Researcher in the Spotlight: Andrei Kozhevnikov

My research focuses on the resin layer deposition process of the vat photopolymerization additive manufacturing technique

I’m Andrei Kozhevnikov and my research focuses on the resin layer deposition process of the vat photopolymerization additive manufacturing technique. I do this within the Fluids and Flows research group of the Department of Applied Physics.

Tried and tested with TNO

Open-loop control systems (or no control at all) are currently used in the recoating step of all modern stereolithography machines, which results in non-uniform layer deposition. A non-flat resin surface causes unevenness in the solidification process, eventually leading to anisotropic properties and the propagation of cracks in the solid part. I therefore want to develop a smarter, closed-loop control system which will be able to measure surface imperfections and counteract them by changing the recoating parameters in real time.

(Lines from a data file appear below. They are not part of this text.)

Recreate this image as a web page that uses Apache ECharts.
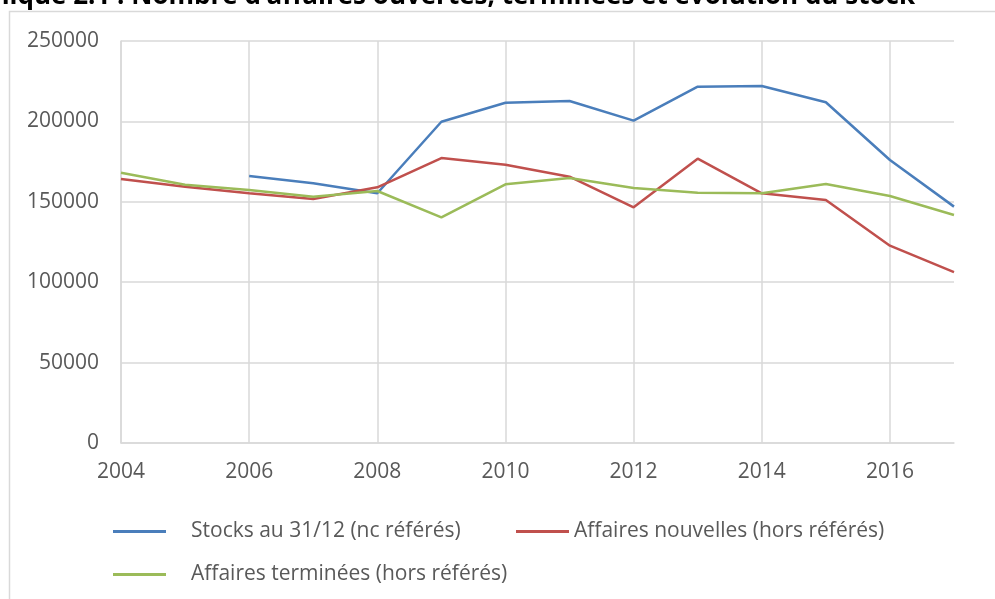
<!DOCTYPE html>
<html>
<head>
<meta charset="utf-8">
<script src="https://cdn.jsdelivr.net/npm/echarts@6/dist/echarts.min.js"></script>
<style>
    html, body { margin: 0; padding: 0; background: #fff; }
    #chart { width: 995px; height: 599px; }
</style>
</head>
<body>
<div id="chart"></div>
<script>
    // données
    var annees = [2004, 2005, 2006, 2007, 2008, 2009, 2010, 2011, 2012, 2013, 2014, 2015, 2016, 2017];
    var stocks = [null, null, 166000, 161500, 155300, 199800, 211600, 212700, 200500, 221600, 222000, 211900, 176000, 147000];
    var nouvelles = [164200, 159400, 155300, 151700, 159000, 177200, 173100, 165600, 146600, 176800, 155300, 151100, 122700, 106300];
    var terminees = [168100, 160600, 157300, 153200, 156700, 140300, 160900, 164800, 158600, 155700, 155300, 161100, 153600, 141800];
    var noms = ['Stocks au 31/12 (nc référés)', 'Affaires nouvelles (hors référés)', 'Affaires terminées (hors référés)'];
    var couleurs = ['#4a7ebb', '#c0504d', '#9bbb59'];

    var police = "'Open Sans', sans-serif";
    var gris = '#d9d9d9';

    // paires [annee, valeur], on saute les années sans valeur
    function paires(valeurs) {
        var res = [];
        for (var i = 0; i < annees.length; i++) {
            if (valeurs[i] != null) {
                res.push([annees[i], valeurs[i]]);
            }
        }
        return res;
    }

    function serie(idx, valeurs) {
        return {
            name: noms[idx],
            type: 'line',
            data: paires(valeurs),
            symbol: 'none',
            lineStyle: { width: 2.5, color: couleurs[idx] },
            itemStyle: { color: couleurs[idx] },
            animation: false
        };
    }

    function legende(idx, left, top, ecart) {
        return {
            data: [noms[idx]],
            left: left,
            top: top,
            icon: 'rect',
            itemWidth: 53,
            itemHeight: 3,
            textStyle: { fontFamily: police, fontSize: 21, color: '#595959', padding: [0, 0, 0, ecart] }
        };
    }

    var chart = echarts.init(document.getElementById('chart'));
    var option = {
        backgroundColor: '#fff',
        animation: false,
        graphic: [
            {
                type: 'rect',
                shape: { x: 9.5, y: 11.5, width: 1100, height: 1000 },
                style: { fill: 'none', stroke: gris, lineWidth: 1.5 }
            },
            {
                // titre coupé en haut comme sur l'original
                type: 'text',
                right: 80,
                top: -16,
                style: {
                    text: 'Graphique 2.1 : Nombre d\u2019affaires ouvertes, terminées et évolution du stock',
                    fontFamily: police,
                    fontWeight: 'bold',
                    fontSize: 26,
                    fill: '#000'
                }
            }
        ],
        grid: { left: 121, right: 41, top: 41, bottom: 156 },
        legend: [
            legende(0, 108, 516, 20),
            legende(1, 511, 516, 0),
            legende(2, 108, 559, 20)
        ],
        xAxis: {
            type: 'value',
            min: 2004,
            max: 2017,
            interval: 2,
            axisLine: { show: true, lineStyle: { color: gris, width: 1.5 } },
            axisTick: { show: false },
            axisLabel: {
                showMaxLabel: false,
                margin: 19,
                fontFamily: police,
                fontSize: 21,
                color: '#595959',
                formatter: function (v) { return String(v); }
            },
            splitLine: { show: true, showMaxLine: false, lineStyle: { color: gris, width: 1.5 } }
        },
        yAxis: {
            type: 'value',
            min: 0,
            max: 250000,
            interval: 50000,
            axisLine: { show: true, lineStyle: { color: gris, width: 1.5 } },
            axisTick: { show: false },
            axisLabel: {
                margin: 22,
                fontFamily: police,
                fontSize: 21,
                color: '#595959',
                formatter: function (v) { return String(v); }
            },
            splitLine: { show: true, lineStyle: { color: gris, width: 1.5 } }
        },
        series: [
            serie(0, stocks),
            serie(1, nouvelles),
            serie(2, terminees)
        ]
    };
    chart.setOption(option);
</script>
</body>
</html>
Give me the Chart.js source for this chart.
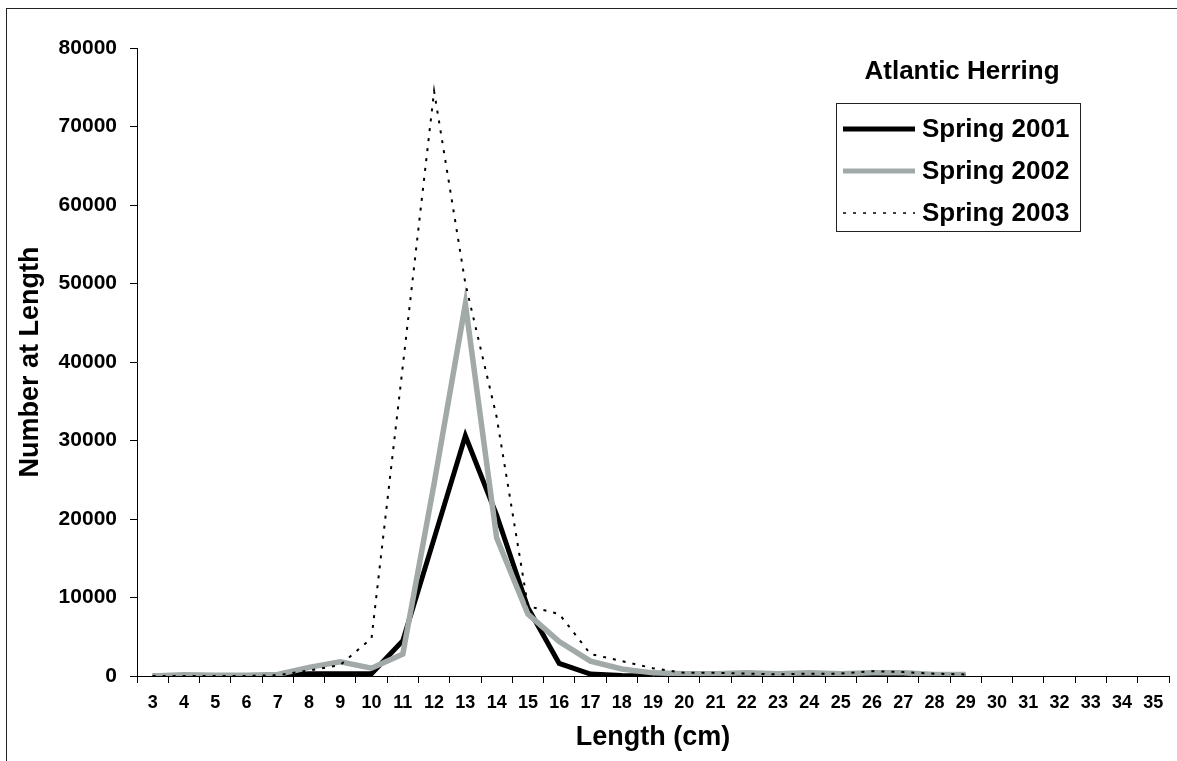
<!DOCTYPE html>
<html>
<head>
<meta charset="utf-8">
<script src="https://cdn.jsdelivr.net/npm/chart.js@4.4.1/dist/chart.umd.min.js"></script>
<style>
  html, body { margin: 0; padding: 0; background: #fff; overflow: hidden; }
  #wrap { position: relative; width: 1177px; height: 761px; }
  #frame { position: absolute; left: 6px; top: 8px; width: 1300px; height: 900px; border: 1px solid #222; }
  #chart1 { position: absolute; left: 0; top: 0; }
</style>
</head>
<body>
<div id="wrap">
  <div id="frame"></div>
  <canvas id="chart1" width="1177" height="761"></canvas>
</div>
<script>
var ctx1 = document.getElementById('chart1').getContext('2d');

// length classes (cm)
var lengths = [3, 4, 5, 6, 7, 8, 9, 10, 11, 12, 13, 14, 15, 16, 17, 18, 19, 20, 21, 22, 23, 24, 25, 26, 27, 28, 29, 30, 31, 32, 33, 34, 35];

// number at length, 3..29 cm
var spring2001 = [0, 0, 0, 0, 0, 300, 300, 300, 4500, 17500, 30600, 20500, 8700, 1600, 250, 50, 0, 0, 0, 0, 0, 0, 0, 0, 0, 0, 0];
var spring2002 = [0, 150, 100, 100, 200, 1100, 1800, 1000, 2800, 24500, 47400, 17600, 7900, 4400, 1900, 900, 400, 300, 300, 400, 300, 400, 300, 400, 400, 200, 200];
var spring2003 = [0, 0, 0, 0, 100, 700, 1400, 4800, 39500, 74500, 50000, 33000, 8900, 7900, 2800, 1900, 1000, 400, 400, 300, 200, 300, 300, 600, 500, 300, 200];

var yTicks = [0, 10000, 20000, 30000, 40000, 50000, 60000, 70000, 80000];

var chartTitle = 'Atlantic Herring';
var fontFamily = '"Liberation Sans", Arial, Helvetica, sans-serif';

var legendBox = {
    id: 'legendBox',
    afterDraw: function (chart) {
        var c = chart.ctx;
        c.save();
        c.strokeStyle = '#222';
        c.lineWidth = 1;
        c.strokeRect(836.5, 103.5, 244, 128);

        c.fillStyle = '#000';
        c.textBaseline = 'middle';
        c.textAlign = 'center';
        c.font = 'bold 26px ' + fontFamily;
        c.fillText(chartTitle, 962, 72);

        c.textAlign = 'left';
        c.font = 'bold 26px ' + fontFamily;
        chart.data.datasets.forEach(function (ds, i) {
            var y = 129 + i * 42;
            c.strokeStyle = ds.borderColor;
            c.lineWidth = ds.legendWidth;
            c.setLineDash(ds.borderDash || []);
            c.beginPath();
            c.moveTo(843, y);
            c.lineTo(915, y);
            c.stroke();
            c.setLineDash([]);
            c.fillText(ds.label, 922, y + 1);
        });
        c.restore();
    }
};

var chart = new Chart(ctx1, {
    type: 'line',
    data: {
        labels: lengths,
        datasets: [
            {
                label: 'Spring 2001',
                data: spring2001,
                borderColor: '#000000',
                backgroundColor: '#000000',
                borderWidth: 5,
                legendWidth: 5,
                order: 3
            },
            {
                label: 'Spring 2002',
                data: spring2002,
                borderColor: '#a2a9a9',
                backgroundColor: '#a2a9a9',
                borderWidth: 5.5,
                legendWidth: 5,
                order: 2
            },
            {
                label: 'Spring 2003',
                data: spring2003,
                borderColor: '#000000',
                backgroundColor: '#000000',
                borderWidth: 2,
                legendWidth: 1.5,
                borderDash: [3, 7],
                order: 1
            }
        ]
    },
    options: {
        responsive: false,
        animation: false,
        devicePixelRatio: 1,
        layout: { padding: { left: 0, top: 48, right: 8, bottom: 0 } },
        elements: {
            point: { radius: 0, hoverRadius: 0 },
            line: { tension: 0, fill: false }
        },
        plugins: {
            legend: { display: false },
            tooltip: { enabled: false }
        },
        scales: {
            x: {
                type: 'category',
                offset: true,
                afterFit: function (scale) { scale.height = 85; },
                grid: {
                    offset: true,
                    drawOnChartArea: false,
                    drawTicks: true,
                    tickLength: 7,
                    color: '#000'
                },
                border: { display: true, color: '#000', width: 1 },
                ticks: {
                    color: '#000',
                    padding: 9,
                    maxRotation: 0,
                    autoSkip: false,
                    font: { family: fontFamily, size: 18, weight: 'bold' }
                },
                title: {
                    display: true,
                    text: 'Length (cm)',
                    color: '#000',
                    padding: { top: 0, bottom: 7 },
                    font: { family: fontFamily, size: 27, weight: 'bold' }
                }
            },
            y: {
                min: 0,
                max: 80000,
                afterFit: function (scale) { scale.width = 137; },
                afterBuildTicks: function (scale) {
                    scale.ticks = yTicks.map(function (v) { return { value: v }; });
                },
                grid: {
                    drawOnChartArea: false,
                    drawTicks: true,
                    tickLength: 7,
                    color: '#000'
                },
                border: { display: true, color: '#000', width: 1 },
                ticks: {
                    color: '#000',
                    padding: 13,
                    font: { family: fontFamily, size: 21, weight: 'bold' },
                    callback: function (v) { return String(v); }
                },
                title: {
                    display: true,
                    text: 'Number at Length',
                    color: '#000',
                    padding: { top: 14, bottom: 0 },
                    font: { family: fontFamily, size: 27, weight: 'bold' }
                }
            }
        }
    },
    plugins: [legendBox]
});
</script>
</body>
</html>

In my study, I use numerical simulations to determine the influence of recoating parameters on free surface deformation. In order to verify the numerical results, the experiments are carried out on a Lepus Next Gen stereolithographic prototype machine (in collaboration with TNO).

Major modifications no more

Based on a simple, rectangular-shaped underlying geometry configuration, I explored the influence of the recoating blade speed, vertical position of the blade and the blade width on the resin surface topography. The simple analytical solution that I derived has been accurately confirmed through CFD simulations and experiments.

Experimental setup which mimics the recoating process over rectangular cavity to reproduce the non-uniform underlying geometry.

The first attempts to use a changing parameters strategy to control the layer thickness showed promising results: incorporating the closed-loop control system into the deposition stage might significantly improve the performance of modern stereolithography equipment without major or expensive modifications. Moreover, it can scale up the product size and increase the production speed.

Particle presence and process control

My research is part of a bigger project that includes experts focused on the irradiation step (Steyn Westbeek) and control systems (Thomas Hafkamp). Steyn is working on multiscale modeling of the photopolymerization process, including the influence of particle presence on light propagation in the resin. Based on Steyn’s research, imperfections in the resin deposition step can be partially compensated by changing the curing step. The same applies in reverse. Knowledge of fluid dynamics during the recoating process can also be exploited by Thomas in his development of a process control strategy at the full-machine scale.